Migraine classification, mechanism, and comorbidities
Approved Research ID: 88455
Approval date: January 11th 2023
Migraine is a severe and unique form of headache and a leading cause of disability worldwide. Up to 15% of the population experiences migraine, with rates 2-3 higher among women than men. Formally codified symptoms are used in diagnosis of migraine and its classic subtypes, migraine with (MA) and without (MO) aura. Although new migraine medications have been introduced recently, available treatments remain at least partially ineffective or even contraindicated for many. Major urgent issues in improving care for migraine are 1) developing quantitative measures rather than currently used qualitative symptom-based criteria to improve diagnosis of migraine; 2) elucidating causal mechanisms of migraine pathophysiology to identify new therapeutic strategies; and 3) understanding the basis of migraine comorbidities, which include a clinically important ~2-fold increased risk of ischemic stroke as well as gastrointestinal complications.
The current proposal has potential to address all three issues. The initial aim of the proposed research is to develop a plasma-based (i.e. blood-based) biomarker signature that would provide a quantitative measure of the susceptibility to migraine attack that could be used to complement the current symptom-based approach to diagnosis. A second aim would assess whether any biomarker associations may reflect causes of migraine that may elucidate the pathophysiology that underlies migraine or could be targeted in development of new therapeutics. The third aim would investigate the relationship between any biomarkers related to migraine and migraine comorbidities.

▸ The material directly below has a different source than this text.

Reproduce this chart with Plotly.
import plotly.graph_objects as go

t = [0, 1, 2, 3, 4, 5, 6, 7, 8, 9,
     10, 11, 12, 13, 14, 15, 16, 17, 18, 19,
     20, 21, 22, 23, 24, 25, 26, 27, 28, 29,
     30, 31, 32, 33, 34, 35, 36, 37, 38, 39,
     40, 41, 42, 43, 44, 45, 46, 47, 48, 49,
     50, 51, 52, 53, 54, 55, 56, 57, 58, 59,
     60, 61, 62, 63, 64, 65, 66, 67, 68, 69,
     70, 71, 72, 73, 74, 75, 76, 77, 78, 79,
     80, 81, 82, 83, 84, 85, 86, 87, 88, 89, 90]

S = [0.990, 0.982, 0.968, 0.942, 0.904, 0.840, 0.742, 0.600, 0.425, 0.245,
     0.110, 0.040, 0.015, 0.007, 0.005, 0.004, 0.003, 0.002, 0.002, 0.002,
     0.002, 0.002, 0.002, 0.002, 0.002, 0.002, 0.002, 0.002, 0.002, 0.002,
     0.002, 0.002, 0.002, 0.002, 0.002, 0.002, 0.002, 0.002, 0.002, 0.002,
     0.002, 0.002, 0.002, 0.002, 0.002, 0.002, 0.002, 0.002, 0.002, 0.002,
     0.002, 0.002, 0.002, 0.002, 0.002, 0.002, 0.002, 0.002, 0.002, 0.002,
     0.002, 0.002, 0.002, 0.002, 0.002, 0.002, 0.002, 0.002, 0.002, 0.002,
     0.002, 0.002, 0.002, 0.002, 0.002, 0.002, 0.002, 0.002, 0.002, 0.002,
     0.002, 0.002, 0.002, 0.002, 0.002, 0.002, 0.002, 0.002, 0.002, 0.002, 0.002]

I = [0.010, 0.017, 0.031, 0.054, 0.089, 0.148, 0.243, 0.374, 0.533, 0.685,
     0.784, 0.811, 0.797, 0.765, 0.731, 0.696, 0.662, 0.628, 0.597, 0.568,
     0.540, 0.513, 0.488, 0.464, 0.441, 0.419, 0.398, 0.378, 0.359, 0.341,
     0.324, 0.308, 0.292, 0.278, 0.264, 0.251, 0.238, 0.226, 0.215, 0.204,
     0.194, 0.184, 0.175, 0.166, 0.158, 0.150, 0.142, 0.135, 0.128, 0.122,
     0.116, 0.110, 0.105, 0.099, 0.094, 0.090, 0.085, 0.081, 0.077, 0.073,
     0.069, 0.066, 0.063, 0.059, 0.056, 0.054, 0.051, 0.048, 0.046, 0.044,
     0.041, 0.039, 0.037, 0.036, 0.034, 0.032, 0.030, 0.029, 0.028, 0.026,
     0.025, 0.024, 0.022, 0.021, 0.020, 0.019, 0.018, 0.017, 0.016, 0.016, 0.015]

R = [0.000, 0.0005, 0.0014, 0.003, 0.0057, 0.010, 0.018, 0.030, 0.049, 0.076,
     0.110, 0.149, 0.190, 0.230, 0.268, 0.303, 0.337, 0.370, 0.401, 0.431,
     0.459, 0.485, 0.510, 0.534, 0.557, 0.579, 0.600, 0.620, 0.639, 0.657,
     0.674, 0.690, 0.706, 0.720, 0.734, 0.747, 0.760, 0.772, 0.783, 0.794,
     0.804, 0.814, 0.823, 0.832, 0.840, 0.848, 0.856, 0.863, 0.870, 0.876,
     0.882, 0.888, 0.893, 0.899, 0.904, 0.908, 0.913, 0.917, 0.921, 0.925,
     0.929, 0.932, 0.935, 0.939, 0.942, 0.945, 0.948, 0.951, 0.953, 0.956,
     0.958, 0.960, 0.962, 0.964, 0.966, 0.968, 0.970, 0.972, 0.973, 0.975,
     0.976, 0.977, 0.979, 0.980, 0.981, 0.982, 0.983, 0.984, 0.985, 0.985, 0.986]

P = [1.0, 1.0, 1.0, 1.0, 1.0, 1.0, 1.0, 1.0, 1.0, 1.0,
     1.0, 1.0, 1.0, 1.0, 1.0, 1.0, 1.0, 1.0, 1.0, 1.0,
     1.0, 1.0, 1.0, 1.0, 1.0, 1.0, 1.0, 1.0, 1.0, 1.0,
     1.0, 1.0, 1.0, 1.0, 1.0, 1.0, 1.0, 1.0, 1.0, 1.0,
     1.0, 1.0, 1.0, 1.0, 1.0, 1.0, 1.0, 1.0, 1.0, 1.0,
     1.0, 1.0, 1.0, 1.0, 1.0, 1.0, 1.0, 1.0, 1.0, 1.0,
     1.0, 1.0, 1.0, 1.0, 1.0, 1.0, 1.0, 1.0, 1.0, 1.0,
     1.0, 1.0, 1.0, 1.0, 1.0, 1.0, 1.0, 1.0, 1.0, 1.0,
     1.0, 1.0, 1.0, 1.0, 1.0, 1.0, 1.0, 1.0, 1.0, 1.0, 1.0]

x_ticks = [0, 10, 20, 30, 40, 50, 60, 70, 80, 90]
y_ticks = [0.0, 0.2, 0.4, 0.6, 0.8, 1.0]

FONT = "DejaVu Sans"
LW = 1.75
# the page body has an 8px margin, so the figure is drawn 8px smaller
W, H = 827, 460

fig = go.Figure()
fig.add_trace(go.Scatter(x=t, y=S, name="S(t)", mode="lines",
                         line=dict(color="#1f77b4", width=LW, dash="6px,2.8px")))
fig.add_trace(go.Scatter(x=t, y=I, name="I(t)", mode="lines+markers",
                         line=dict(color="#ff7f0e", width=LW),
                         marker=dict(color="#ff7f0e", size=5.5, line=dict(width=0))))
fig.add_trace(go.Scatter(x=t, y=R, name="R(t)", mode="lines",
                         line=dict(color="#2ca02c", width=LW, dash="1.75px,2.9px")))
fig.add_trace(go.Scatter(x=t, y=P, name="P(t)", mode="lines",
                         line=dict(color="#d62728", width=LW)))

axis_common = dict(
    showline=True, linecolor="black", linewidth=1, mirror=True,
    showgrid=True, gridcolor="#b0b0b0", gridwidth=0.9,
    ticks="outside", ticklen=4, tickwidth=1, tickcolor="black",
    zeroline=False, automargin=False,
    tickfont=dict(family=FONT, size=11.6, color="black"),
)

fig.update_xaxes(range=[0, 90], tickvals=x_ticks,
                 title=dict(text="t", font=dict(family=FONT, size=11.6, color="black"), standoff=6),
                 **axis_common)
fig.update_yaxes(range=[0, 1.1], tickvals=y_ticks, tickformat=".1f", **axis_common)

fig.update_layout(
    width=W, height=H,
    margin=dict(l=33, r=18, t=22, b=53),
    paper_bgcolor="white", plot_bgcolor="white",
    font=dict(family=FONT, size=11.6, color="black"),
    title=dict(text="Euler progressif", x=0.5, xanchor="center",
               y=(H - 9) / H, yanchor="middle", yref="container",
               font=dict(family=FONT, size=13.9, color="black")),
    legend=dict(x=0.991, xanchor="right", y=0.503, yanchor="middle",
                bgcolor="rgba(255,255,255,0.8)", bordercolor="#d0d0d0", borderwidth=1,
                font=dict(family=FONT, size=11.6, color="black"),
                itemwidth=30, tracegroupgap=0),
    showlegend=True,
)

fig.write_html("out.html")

There are many potential impacts on public health. If the proposed biomarker signature can be developed, it would be useful for diagnosing susceptibility to migraine attack in a quantitative way, potentially providing objective measures of migraine severity and migraine subtype that could help optimize choice of treatment via future clinical trials. Beyond the precision medicine goal of optimally matching patients to treatments, a plasma biomarker signature of migraine attack susceptibility may also have value as a quantitative readout of the effect of various treatments in future clinical trials. Within the biomarker signature, any proteins or metabolites that appear to cause migraine as judged by findings from the proposed genetic analysis, would provide clues for the development of new therapeutics as has been done for other clinical conditions. Similarly, insights into the causal biology by migraine may help offset the impact of its comorbidities, particularly ischemic stroke. The project is expected to require up to 3 years to complete.